Developers access, store, and work on their application code in specific ways. Open Source, briefly, means that I can access the source code they have written for the application. This turned out to be the key point to getting things working the way I wanted. I downloaded the latest release of the code for the latest gtkpod and libraries. I then compiled then on my own computer, and tried it out – it wasn’t working.

I then accessed the actual repository that the developers work in and grabbed the very latest code – this is code that, essentially, could be minutes old from the developer. I then compiled this supporting library and presto! gtkpod now allows me to add album covers to songs.

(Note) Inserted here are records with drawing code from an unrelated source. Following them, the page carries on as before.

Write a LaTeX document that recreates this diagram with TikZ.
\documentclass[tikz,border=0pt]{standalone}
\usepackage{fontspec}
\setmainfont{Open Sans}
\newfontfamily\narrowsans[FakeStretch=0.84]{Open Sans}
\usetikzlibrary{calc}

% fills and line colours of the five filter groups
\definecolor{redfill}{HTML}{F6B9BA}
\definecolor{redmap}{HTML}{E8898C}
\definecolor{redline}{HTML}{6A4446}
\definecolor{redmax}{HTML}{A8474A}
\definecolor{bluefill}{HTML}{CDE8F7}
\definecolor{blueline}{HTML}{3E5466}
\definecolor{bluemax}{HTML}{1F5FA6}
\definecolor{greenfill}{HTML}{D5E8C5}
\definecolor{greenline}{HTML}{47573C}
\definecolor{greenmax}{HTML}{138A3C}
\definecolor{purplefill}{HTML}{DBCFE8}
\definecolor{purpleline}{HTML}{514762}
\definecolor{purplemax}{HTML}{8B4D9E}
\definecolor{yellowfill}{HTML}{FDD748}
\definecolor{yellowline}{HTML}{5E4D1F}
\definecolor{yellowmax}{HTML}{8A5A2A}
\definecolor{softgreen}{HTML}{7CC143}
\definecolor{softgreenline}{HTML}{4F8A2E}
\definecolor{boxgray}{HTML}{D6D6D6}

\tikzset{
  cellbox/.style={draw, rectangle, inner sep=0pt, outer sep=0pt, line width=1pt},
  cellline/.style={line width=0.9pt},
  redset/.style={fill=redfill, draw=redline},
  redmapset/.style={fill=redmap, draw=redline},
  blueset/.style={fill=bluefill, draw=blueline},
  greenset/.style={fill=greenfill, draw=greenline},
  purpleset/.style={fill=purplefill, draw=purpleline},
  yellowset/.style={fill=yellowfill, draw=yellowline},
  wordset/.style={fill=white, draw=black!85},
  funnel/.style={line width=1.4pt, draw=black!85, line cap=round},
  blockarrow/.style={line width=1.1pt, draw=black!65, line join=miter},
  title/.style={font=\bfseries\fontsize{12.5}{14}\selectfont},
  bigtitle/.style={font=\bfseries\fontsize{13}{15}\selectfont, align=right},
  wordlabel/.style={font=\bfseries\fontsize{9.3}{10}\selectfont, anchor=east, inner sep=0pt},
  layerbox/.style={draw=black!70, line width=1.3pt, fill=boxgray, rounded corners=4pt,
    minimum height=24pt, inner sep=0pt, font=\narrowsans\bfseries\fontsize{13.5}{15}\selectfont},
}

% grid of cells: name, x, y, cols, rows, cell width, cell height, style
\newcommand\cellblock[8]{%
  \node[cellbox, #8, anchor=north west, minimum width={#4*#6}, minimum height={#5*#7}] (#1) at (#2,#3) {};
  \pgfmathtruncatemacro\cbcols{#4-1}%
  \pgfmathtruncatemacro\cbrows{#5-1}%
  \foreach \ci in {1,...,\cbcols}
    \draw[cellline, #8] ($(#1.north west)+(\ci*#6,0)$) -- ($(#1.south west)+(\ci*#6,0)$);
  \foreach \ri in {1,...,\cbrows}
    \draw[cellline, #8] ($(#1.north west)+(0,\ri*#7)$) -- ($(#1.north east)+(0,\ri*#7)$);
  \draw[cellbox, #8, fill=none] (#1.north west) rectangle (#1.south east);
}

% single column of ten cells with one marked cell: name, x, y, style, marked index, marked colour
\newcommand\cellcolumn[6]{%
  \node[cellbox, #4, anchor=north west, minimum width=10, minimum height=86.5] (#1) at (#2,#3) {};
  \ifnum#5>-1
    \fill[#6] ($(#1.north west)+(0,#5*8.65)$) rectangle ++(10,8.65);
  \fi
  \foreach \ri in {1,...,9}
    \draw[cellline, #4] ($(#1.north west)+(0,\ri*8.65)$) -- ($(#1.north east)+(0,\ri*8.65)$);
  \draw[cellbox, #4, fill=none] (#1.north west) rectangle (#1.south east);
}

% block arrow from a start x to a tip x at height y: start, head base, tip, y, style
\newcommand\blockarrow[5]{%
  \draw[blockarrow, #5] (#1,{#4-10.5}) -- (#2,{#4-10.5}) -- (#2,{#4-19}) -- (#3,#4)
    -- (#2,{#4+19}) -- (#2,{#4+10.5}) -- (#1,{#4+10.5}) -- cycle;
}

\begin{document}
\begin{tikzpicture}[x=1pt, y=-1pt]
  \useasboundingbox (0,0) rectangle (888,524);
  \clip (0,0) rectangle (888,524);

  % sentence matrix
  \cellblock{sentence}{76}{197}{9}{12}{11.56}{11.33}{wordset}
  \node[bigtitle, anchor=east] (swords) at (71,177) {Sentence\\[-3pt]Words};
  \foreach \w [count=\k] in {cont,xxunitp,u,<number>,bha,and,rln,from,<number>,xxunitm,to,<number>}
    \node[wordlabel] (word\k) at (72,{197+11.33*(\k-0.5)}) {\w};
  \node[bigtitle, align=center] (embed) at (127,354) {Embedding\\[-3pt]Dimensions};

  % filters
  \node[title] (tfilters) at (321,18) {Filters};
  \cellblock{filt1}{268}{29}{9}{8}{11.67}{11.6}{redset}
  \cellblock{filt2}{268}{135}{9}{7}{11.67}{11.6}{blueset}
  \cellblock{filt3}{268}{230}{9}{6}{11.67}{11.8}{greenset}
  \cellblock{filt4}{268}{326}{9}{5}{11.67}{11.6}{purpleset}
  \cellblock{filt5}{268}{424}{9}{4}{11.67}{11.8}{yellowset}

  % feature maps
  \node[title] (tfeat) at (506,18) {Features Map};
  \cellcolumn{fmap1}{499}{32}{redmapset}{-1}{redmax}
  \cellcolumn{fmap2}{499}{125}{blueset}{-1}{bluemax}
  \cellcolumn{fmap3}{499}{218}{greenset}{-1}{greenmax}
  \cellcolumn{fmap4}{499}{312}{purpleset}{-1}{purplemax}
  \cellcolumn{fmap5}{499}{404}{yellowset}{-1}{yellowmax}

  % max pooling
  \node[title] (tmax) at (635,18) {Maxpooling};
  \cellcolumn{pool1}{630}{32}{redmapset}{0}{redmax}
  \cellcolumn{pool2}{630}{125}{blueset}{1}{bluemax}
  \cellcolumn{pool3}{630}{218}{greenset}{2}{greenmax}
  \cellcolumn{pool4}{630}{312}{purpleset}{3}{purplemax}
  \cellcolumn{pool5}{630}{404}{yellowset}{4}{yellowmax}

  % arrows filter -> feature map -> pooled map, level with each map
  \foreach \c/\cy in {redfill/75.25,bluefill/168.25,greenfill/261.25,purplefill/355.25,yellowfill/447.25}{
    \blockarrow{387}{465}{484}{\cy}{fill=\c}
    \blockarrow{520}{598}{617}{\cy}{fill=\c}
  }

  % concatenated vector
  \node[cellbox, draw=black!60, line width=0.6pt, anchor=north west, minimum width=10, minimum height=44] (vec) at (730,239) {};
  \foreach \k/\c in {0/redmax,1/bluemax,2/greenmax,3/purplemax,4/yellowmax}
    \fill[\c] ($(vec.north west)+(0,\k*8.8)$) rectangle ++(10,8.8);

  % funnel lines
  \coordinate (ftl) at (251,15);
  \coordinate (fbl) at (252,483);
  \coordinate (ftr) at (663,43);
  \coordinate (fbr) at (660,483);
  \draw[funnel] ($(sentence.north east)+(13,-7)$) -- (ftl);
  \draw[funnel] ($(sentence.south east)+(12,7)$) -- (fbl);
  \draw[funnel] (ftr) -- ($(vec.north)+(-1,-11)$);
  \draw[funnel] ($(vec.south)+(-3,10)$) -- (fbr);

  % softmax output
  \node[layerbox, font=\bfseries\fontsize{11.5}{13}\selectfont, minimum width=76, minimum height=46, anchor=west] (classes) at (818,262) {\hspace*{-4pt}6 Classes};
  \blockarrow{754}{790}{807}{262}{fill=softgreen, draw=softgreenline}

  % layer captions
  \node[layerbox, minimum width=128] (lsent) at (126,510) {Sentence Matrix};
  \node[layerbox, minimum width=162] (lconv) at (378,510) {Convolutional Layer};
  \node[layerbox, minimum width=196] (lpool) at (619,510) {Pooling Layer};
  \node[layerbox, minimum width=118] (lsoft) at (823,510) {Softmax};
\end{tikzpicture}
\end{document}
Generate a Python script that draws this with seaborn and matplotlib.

Now I could have been patient and waited for the developers to release their next version, and then wait until the version is packaged and released for Ubuntu. I figure this will happen sometime in April according to Ubuntu’s schedule. But I’ve been waiting for, well, a year or so. I got tired of waiting.

There is quite simply no way I would have been able to do this with a software application that is not Open Source. Now I wish I had done this some time ago, because I have over 4000 songs that now need to have album art added, and doing it manually doesn’t really sound appealing. gtkpod provides a way of doing it automatically for newly added songs, so going forward this will be automatic. But the back catalogue just might kill me.

One thought on “Open Source is So Fricken’ Cool”

  1. Open Source is good, but so is free. Have you seen the recent aquisition by google? It is a web based version word processor that competes with MS Word. There is a free web based spreadsheet too, which is basically excel.